==== DATA EXCERPT ====

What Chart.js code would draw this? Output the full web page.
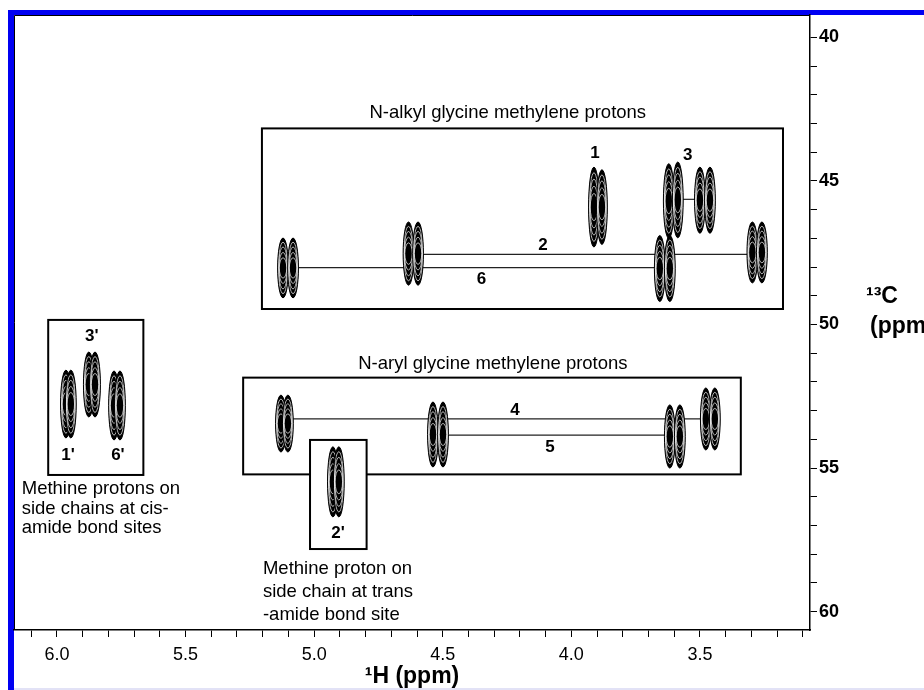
<!DOCTYPE html>
<html>
<head>
<meta charset="utf-8">
<script src="https://cdn.jsdelivr.net/npm/chart.js@4.4.1/dist/chart.umd.min.js"></script>
<style>
  html, body { margin: 0; padding: 0; background: #fff; }
  canvas { display: block; }
</style>
</head>
<body>
<canvas id="hsqc" width="924" height="690"></canvas>
<script>
// cross peak contours: 1H shift, 13C shift (ppm) and 13C half span of outer contour (ppm)
var peakH = [5.121, 5.082, 4.633, 4.596, 3.912, 3.881, 3.621, 3.586, 3.500, 3.461,
             3.656, 3.617, 3.296, 3.259, 5.129, 5.102, 4.538, 4.499, 3.617, 3.578,
             3.477, 3.442, 4.927, 4.904, 5.965, 5.946, 5.876, 5.852, 5.778, 5.755];
var peakC = [48.03, 48.03, 47.53, 47.53, 45.91, 45.91, 45.70, 45.66, 45.67, 45.67,
             48.05, 48.05, 47.49, 47.49, 53.45, 53.45, 53.83, 53.83, 53.90, 53.90,
             53.29, 53.29, 55.48, 55.48, 52.77, 52.77, 52.09, 52.09, 52.82, 52.82];
var peakSpan = [1.04, 1.04, 1.10, 1.10, 1.39, 1.30, 1.30, 1.32, 1.15, 1.15,
                1.15, 1.15, 1.06, 1.06, 0.99, 0.99, 1.13, 1.13, 1.10, 1.10,
                1.08, 1.08, 1.22, 1.22, 1.18, 1.18, 1.13, 1.13, 1.20, 1.20];

// lines joining the two methylene protons of a residue (2, 6, 3, 4, 5)
var connNames = ['2', '6', '3', '4', '5'];
var connFrom = [4.615, 5.102, 3.604, 5.115, 4.519];
var connTo = [3.278, 3.636, 3.481, 3.460, 3.598];
var connC = [47.56, 48.02, 45.64, 53.29, 53.85];

// tick labels
var hTicks = [6.0, 5.5, 5.0, 4.5, 4.0, 3.5];
var cTicks = [40, 45, 50, 55, 60];

var datasets = [];
for (var i = 0; i < connNames.length; i++) {
    datasets.push({
        type: 'line',
        label: 'conn ' + connNames[i],
        data: [{x: connFrom[i], y: connC[i]}, {x: connTo[i], y: connC[i]}],
        borderColor: '#222',
        borderWidth: 1.2,
        pointRadius: 0,
        fill: false
    });
}
datasets.push({
    label: 'peaks',
    data: peakH.map(function (h, i) { return {x: h, y: peakC[i]}; }),
    pointRadius: 0
});

function box(ctx, xs, ys, h1, h2, c1, c2, white) {
    var x1 = xs.getPixelForValue(h1), x2 = xs.getPixelForValue(h2);
    var y1 = ys.getPixelForValue(c1), y2 = ys.getPixelForValue(c2);
    if (white) {
        ctx.fillStyle = '#fff';
        ctx.fillRect(x1, y1, x2 - x1, y2 - y1);
    }
    ctx.strokeRect(x1, y1, x2 - x1, y2 - y1);
}

function label(ctx, xs, ys, txt, h, c, font, align) {
    ctx.font = font;
    ctx.textAlign = align || 'center';
    ctx.textBaseline = 'middle';
    ctx.fillText(txt, xs.getPixelForValue(h), ys.getPixelForValue(c));
}

function oval(ctx, s, fx, fy) {
    ctx.beginPath();
    ctx.ellipse(s.x, s.y, Math.max(s.rx * fx, 0.5), Math.max(s.ry * fy, 0.5), 0, 0, Math.PI * 2);
}

var decor = {
    id: 'decor',
    beforeDraw: function (chart) {
        var ctx = chart.ctx, a = chart.chartArea;
        ctx.save();
        ctx.fillStyle = '#fff';
        ctx.fillRect(0, 0, chart.width, chart.height);
        ctx.fillStyle = '#e2e2f6';
        ctx.fillRect(14, chart.height - 2, chart.width - 14, 2);
        ctx.fillStyle = '#0000f2';
        ctx.fillRect(8, 10, chart.width - 8, 5);
        ctx.fillRect(8, 10, 6, chart.height - 10);
        ctx.strokeStyle = '#000';
        ctx.lineWidth = 1;
        ctx.beginPath();
        ctx.moveTo(a.left + 0.5, a.bottom);
        ctx.lineTo(a.left + 0.5, a.top + 0.5);
        ctx.lineTo(a.right, a.top + 0.5);
        ctx.stroke();
        ctx.restore();
    },
    beforeDatasetsDraw: function (chart) {
        var ctx = chart.ctx, xs = chart.scales.x, ys = chart.scales.y;
        ctx.save();
        ctx.strokeStyle = '#000';
        ctx.lineWidth = 2;
        box(ctx, xs, ys, 5.203, 3.177, 43.17, 49.46, false);
        box(ctx, xs, ys, 5.276, 3.341, 51.85, 55.22, false);
        box(ctx, xs, ys, 6.034, 5.664, 49.84, 55.24, false);
        box(ctx, xs, ys, 5.016, 4.796, 54.02, 57.82, true);
        ctx.restore();
    },
    afterDatasetsDraw: function (chart) {
        var ctx = chart.ctx, xs = chart.scales.x, ys = chart.scales.y;
        var meta = chart.getDatasetMeta(chart.data.datasets.length - 1);
        var shapes = meta.data.map(function (el, i) {
            return {
                x: el.x, y: el.y,
                rx: Math.abs(xs.getPixelForValue(peakH[i] + 0.021) - el.x),
                ry: Math.abs(ys.getPixelForValue(peakC[i] + peakSpan[i]) - el.y)
            };
        });
        ctx.save();
        // dense contour stacks: dark body, thin white gaps between levels
        shapes.forEach(function (s) {
            ctx.fillStyle = '#000';
            oval(ctx, s, 1, 1);
            ctx.fill();
            ctx.strokeStyle = '#fff';
            ctx.lineWidth = 0.7;
            [0.86, 0.7, 0.52, 0.34].forEach(function (f) {
                oval(ctx, s, 0.55 + 0.4 * f, f);
                ctx.stroke();
            });
            ctx.strokeStyle = '#000';
            ctx.lineWidth = 1;
            oval(ctx, s, 1, 1);
            ctx.stroke();
        });

        ctx.fillStyle = '#000';
        var reg = '18.5px "Liberation Sans", Arial, sans-serif';
        var bold = 'bold 17px "Liberation Sans", Arial, sans-serif';
        label(ctx, xs, ys, 'N-alkyl glycine methylene protons', 4.247, 42.64, reg);
        label(ctx, xs, ys, 'N-aryl glycine methylene protons', 4.305, 51.37, reg);
        label(ctx, xs, ys, '1', 3.908, 44.03, bold);
        label(ctx, xs, ys, '3', 3.547, 44.10, bold);
        label(ctx, xs, ys, '2', 4.110, 47.23, bold);
        label(ctx, xs, ys, '6', 4.349, 48.43, bold);
        label(ctx, xs, ys, '4', 4.219, 52.98, bold);
        label(ctx, xs, ys, '5', 4.083, 54.26, bold);
        label(ctx, xs, ys, "3'", 5.865, 50.42, bold);
        label(ctx, xs, ys, "1'", 5.957, 54.54, bold);
        label(ctx, xs, ys, "6'", 5.763, 54.54, bold);
        label(ctx, xs, ys, "2'", 4.907, 57.26, bold);
        label(ctx, xs, ys, 'Methine protons on', 6.137, 55.74, reg, 'left');
        label(ctx, xs, ys, 'side chains at cis-', 6.137, 56.41, reg, 'left');
        label(ctx, xs, ys, 'amide bond sites', 6.137, 57.10, reg, 'left');
        label(ctx, xs, ys, 'Methine proton on', 5.199, 58.51, reg, 'left');
        label(ctx, xs, ys, 'side chain at trans', 5.199, 59.31, reg, 'left');
        label(ctx, xs, ys, '-amide bond site', 5.199, 60.11, reg, 'left');

        // 13C axis title, beside the right axis
        ctx.font = 'bold 23px "Liberation Sans", Arial, sans-serif';
        ctx.textAlign = 'left';
        ctx.textBaseline = 'middle';
        ctx.fillText('\u00B9\u00B3C', ys.left + 56, ys.getPixelForValue(49.04));
        ctx.fillText('(ppm)', ys.left + 60, ys.getPixelForValue(50.09));
        ctx.restore();
    }
};

new Chart(document.getElementById('hsqc'), {
    type: 'scatter',
    data: { datasets: datasets },
    options: {
        responsive: false,
        animation: false,
        devicePixelRatio: 1,
        layout: { padding: { left: 14, top: 15, right: 0, bottom: 0 } },
        plugins: { legend: { display: false }, tooltip: { enabled: false } },
        scales: {
            x: {
                type: 'linear',
                position: 'bottom',
                reverse: true,
                min: 3.072,
                max: 6.167,
                afterFit: function (s) { s.height = 60; },
                border: { color: '#000', width: 1.5 },
                grid: { drawOnChartArea: false, tickLength: 7, tickColor: '#000', tickWidth: 1 },
                ticks: {
                    stepSize: 0.1,
                    includeBounds: false,
                    autoSkip: false,
                    maxRotation: 0,
                    padding: 7,
                    color: '#000',
                    font: { family: '"Liberation Sans", Arial, sans-serif', size: 18 },
                    callback: function (v) {
                        var hit = hTicks.some(function (t) { return Math.abs(t - v) < 1e-6; });
                        return hit ? v.toFixed(1) : '';
                    }
                },
                title: {
                    display: true,
                    text: '\u00B9H (ppm)',
                    color: '#000',
                    padding: { top: 0, bottom: 0 },
                    font: { family: '"Liberation Sans", Arial, sans-serif', size: 23, weight: 'bold' }
                }
            },
            y: {
                type: 'linear',
                position: 'right',
                reverse: true,
                min: 39.22,
                max: 60.64,
                afterFit: function (s) { s.width = 114; },
                border: { color: '#000', width: 1.5 },
                grid: { drawOnChartArea: false, tickLength: 7, tickColor: '#000', tickWidth: 1 },
                ticks: {
                    stepSize: 1,
                    includeBounds: false,
                    autoSkip: false,
                    padding: 2,
                    color: '#000',
                    font: { family: '"Liberation Sans", Arial, sans-serif', size: 18, weight: 'bold' },
                    callback: function (v) {
                        return cTicks.indexOf(v) >= 0 ? String(v) : '';
                    }
                }
            }
        }
    },
    plugins: [decor]
});
</script>
</body>
</html>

====

WHAT YOU HAVE TO DO:
Write down every line from the opening of the listing to the line with "1.08, 1.08, 1.22, 1.22, 1.18, 1.18, 1.13, 1.13, 1.20, 1.20];", both included, and nothing else; the pictures are omitted.

RESPONSE:
What Chart.js code would draw this? Output the full web page.
<!DOCTYPE html>
<html>
<head>
<meta charset="utf-8">
<script src="https://cdn.jsdelivr.net/npm/chart.js@4.4.1/dist/chart.umd.min.js"></script>
<style>
  html, body { margin: 0; padding: 0; background: #fff; }
  canvas { display: block; }
</style>
</head>
<body>
<canvas id="hsqc" width="924" height="690"></canvas>
<script>
// cross peak contours: 1H shift, 13C shift (ppm) and 13C half span of outer contour (ppm)
var peakH = [5.121, 5.082, 4.633, 4.596, 3.912, 3.881, 3.621, 3.586, 3.500, 3.461,
             3.656, 3.617, 3.296, 3.259, 5.129, 5.102, 4.538, 4.499, 3.617, 3.578,
             3.477, 3.442, 4.927, 4.904, 5.965, 5.946, 5.876, 5.852, 5.778, 5.755];
var peakC = [48.03, 48.03, 47.53, 47.53, 45.91, 45.91, 45.70, 45.66, 45.67, 45.67,
             48.05, 48.05, 47.49, 47.49, 53.45, 53.45, 53.83, 53.83, 53.90, 53.90,
             53.29, 53.29, 55.48, 55.48, 52.77, 52.77, 52.09, 52.09, 52.82, 52.82];
var peakSpan = [1.04, 1.04, 1.10, 1.10, 1.39, 1.30, 1.30, 1.32, 1.15, 1.15,
                1.15, 1.15, 1.06, 1.06, 0.99, 0.99, 1.13, 1.13, 1.10, 1.10,
                1.08, 1.08, 1.22, 1.22, 1.18, 1.18, 1.13, 1.13, 1.20, 1.20];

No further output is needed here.